Peter: We love gardening and we like travelling — we’re fortunate enough to travel a lot. We like to go walking; I’m quite keen to get out into the country.
Deborah: I love baking, cooking and I also like knitting. We both travel quite a lot, we’ve got a 13-year-old Westie dog and we walk quite a lot. We renewed our membership to National Trust so we’ve been going around those properties quite a bit.

What has been your favourite hotel stay so far?
Peter: The ones that stick in mind are those that we’ve been to two or three times, Four Seasons Resort Maui [at Wailea, Hawaii] is a very good operation and a good place to go.
Deborah: We’ve stayed at a lot of lovely properties in America. In fact in the UK, we recently stayed at Limewood in the New Forest, Hampshire and I really enjoyed that. I didn’t know what to expect and it was really good, a very well-run property with lovely staff.

Would you recommend going into the hotel business with your loved one?

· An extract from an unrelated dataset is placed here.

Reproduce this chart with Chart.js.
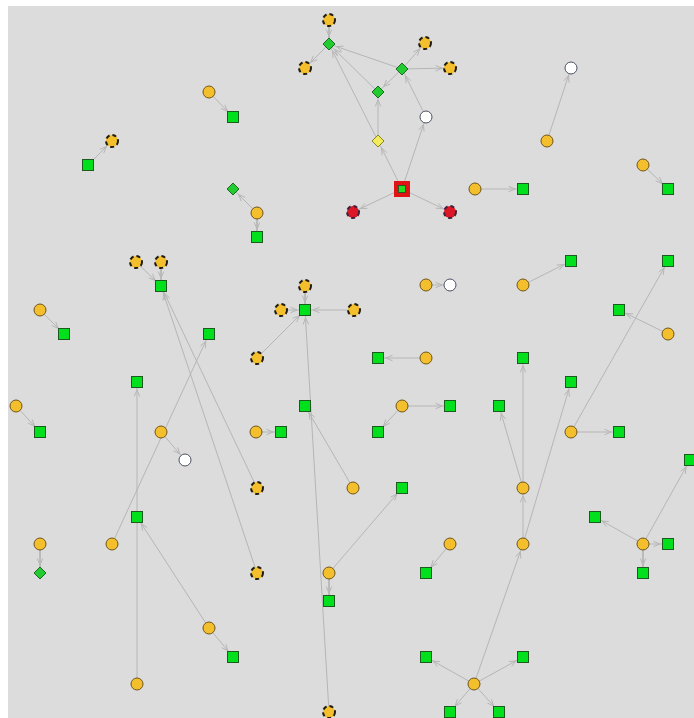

Peter: Only if you get on incredibly well together and you can tolerate each other and not fall out easily.
I think there has got to be some give and take and you have got to be the sort of person who can give and take a lot, and you have got to be prepared to work really hard. It’s a tough industry, particularly when starting up and getting things underway.
Deborah: Some of our staff have gone off and done that and they enjoy it, but it is very hard work and it is all about being like minded and having good staff, but it’s hard work setting up. It’s not like any other business where you can sometimes close doors and all go home.
It’s 24 hours, seven days a week so it’s very rewarding but it’s very hard work. As with most businesses it’s all about getting your people right, but particularly in the hotel business, don’t take risks with people it’s just not worth it because they’re your face really and if you get the wrong staff it’s not good.